From personal ideas to a resolved work
A finished artwork in this context is one that is resolved: the idea, the materials and the visual decisions work together so the work communicates what you intended. Resolution does not mean the work is large or technically perfect. It means you have made deliberate choices and can justify them.
Using the components of the Creative Practice
Work the components iteratively rather than once:
- Conceptual possibilities. Generate several ways to express your idea before committing. Width here protects you from a thin final work.
- Materials and techniques. Test, do not assume. Trial the medium at small scale, learn its behaviour, and select on the basis of evidence.
- Art making process. Build the work in stages, photographing progress so changes are traceable.
- Reflection. Pause at decision points to assess whether the work still serves the idea, and redirect if not.

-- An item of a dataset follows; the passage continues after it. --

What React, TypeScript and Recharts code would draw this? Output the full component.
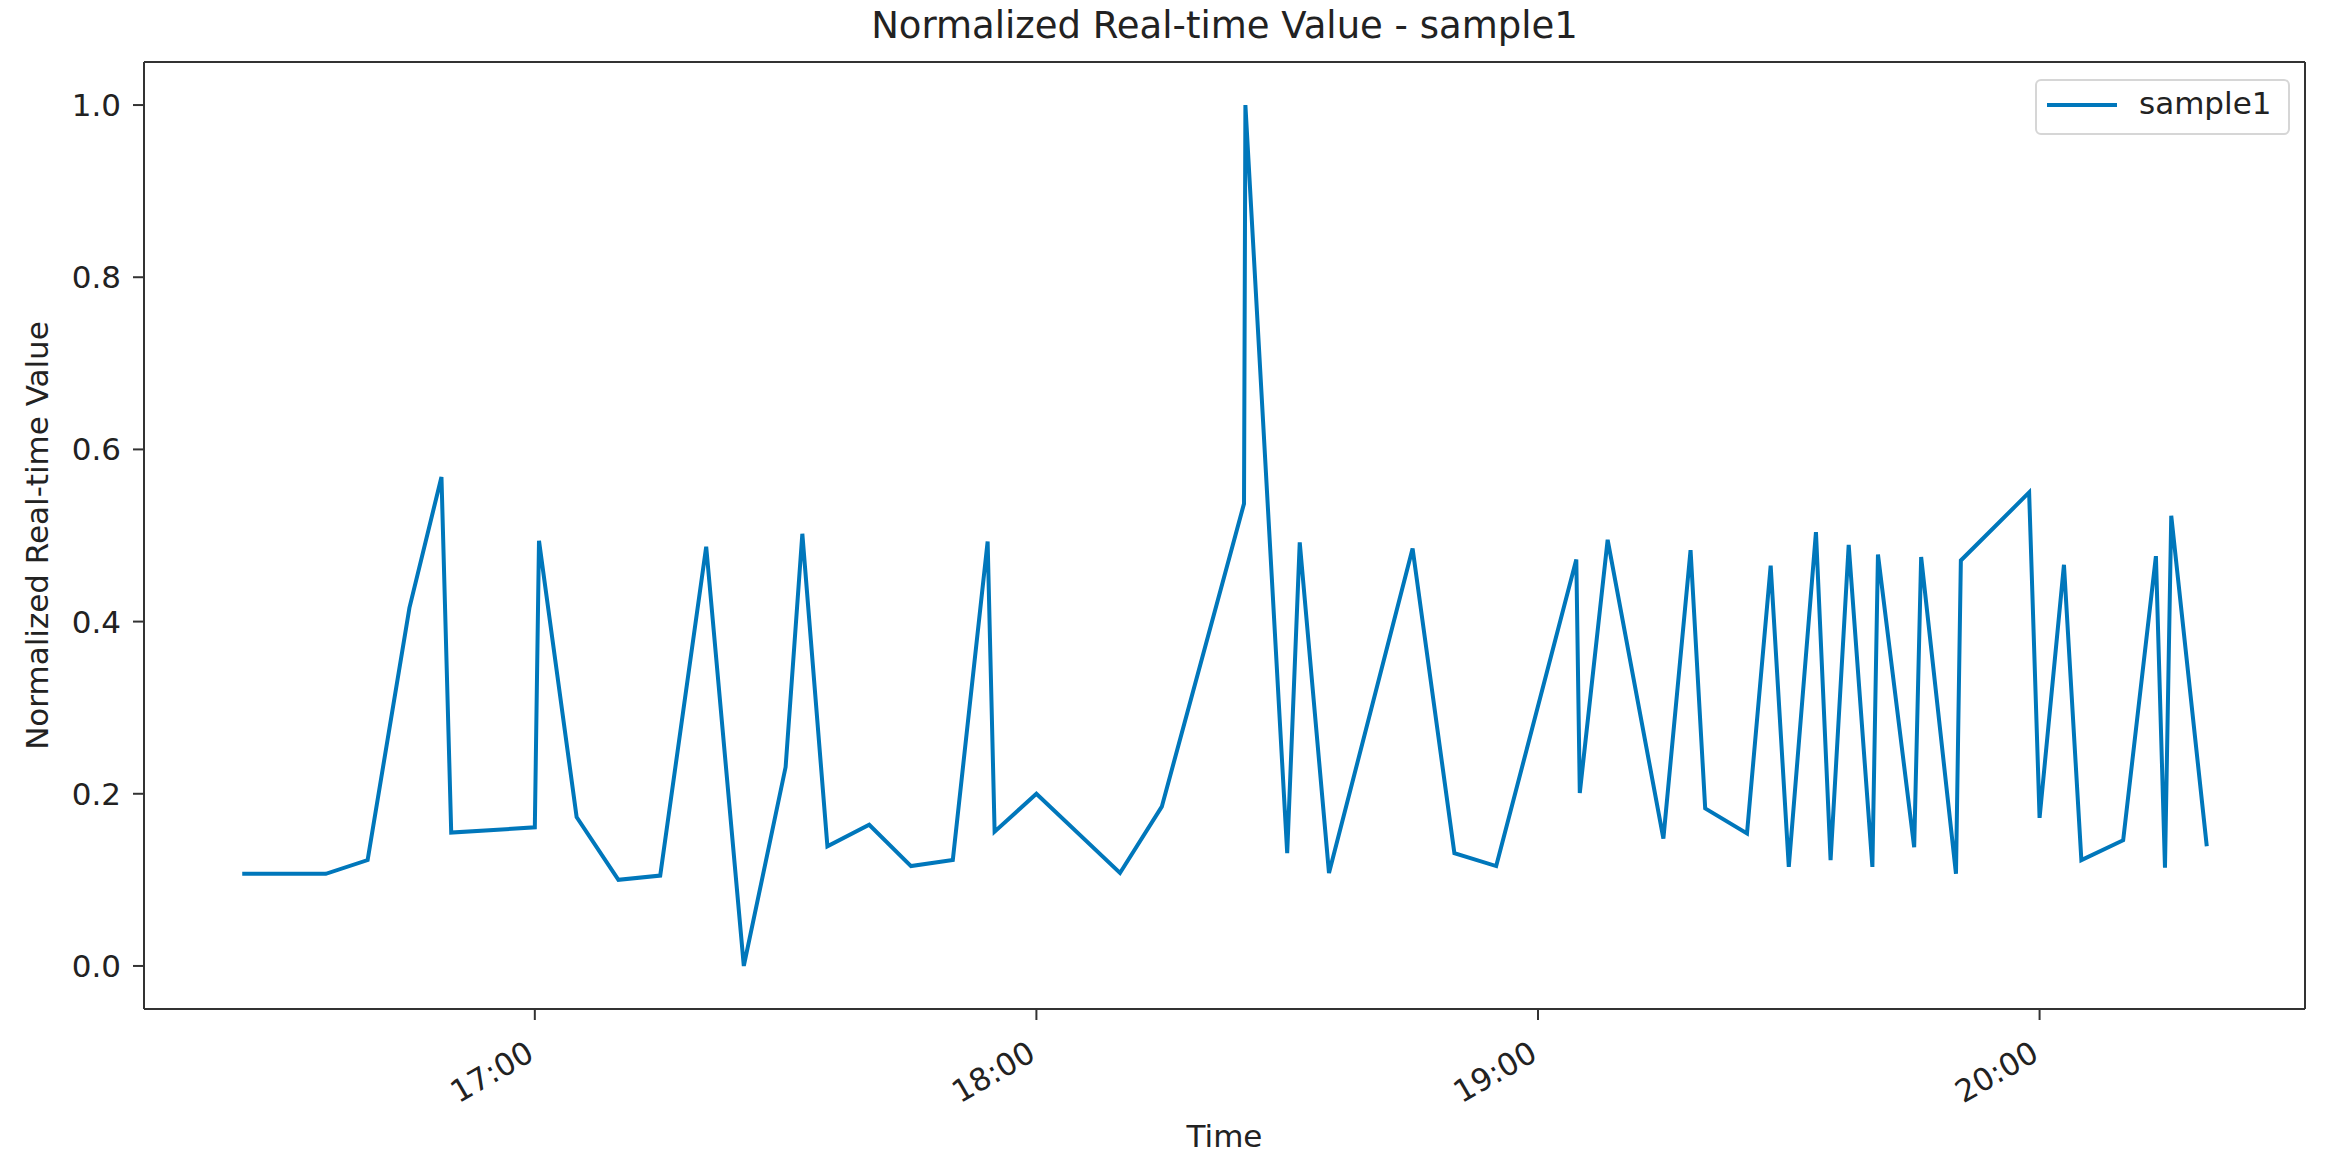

Documenting development in the visual journal
The visual journal is assessed as evidence of process. It should show the source research, the generation of conceptual possibilities, material experiments (including ones that did not work), staged progress of the artwork, and dated reflective annotations. Assessors trace the line from research to resolved work, so gaps in documentation weaken the case for your decisions.
The role of the critique
The critique is a structured reflection on your work. You present the finished artwork and your thinking, then evaluate how well it communicates your idea and what you would refine. In Unit 3 the critique runs alongside the making and feeds directly into your next directions, including the collaborative work in Area of Study 2. Treat feedback as evidence to act on, not just to record.
Bringing it together
The recipe for the outcome: anchor the work in researched personal ideas, generate real conceptual width, choose materials on tested evidence, build in documented stages, and use reflection and the critique to judge resolution. That sequence produces a finished artwork you can defend.
Keep the cycle visible: explore, test, make, reflect, repeat. A resolved Unit 3 artwork is the product of documented iteration, and the critique is where you prove you can evaluate your own work honestly.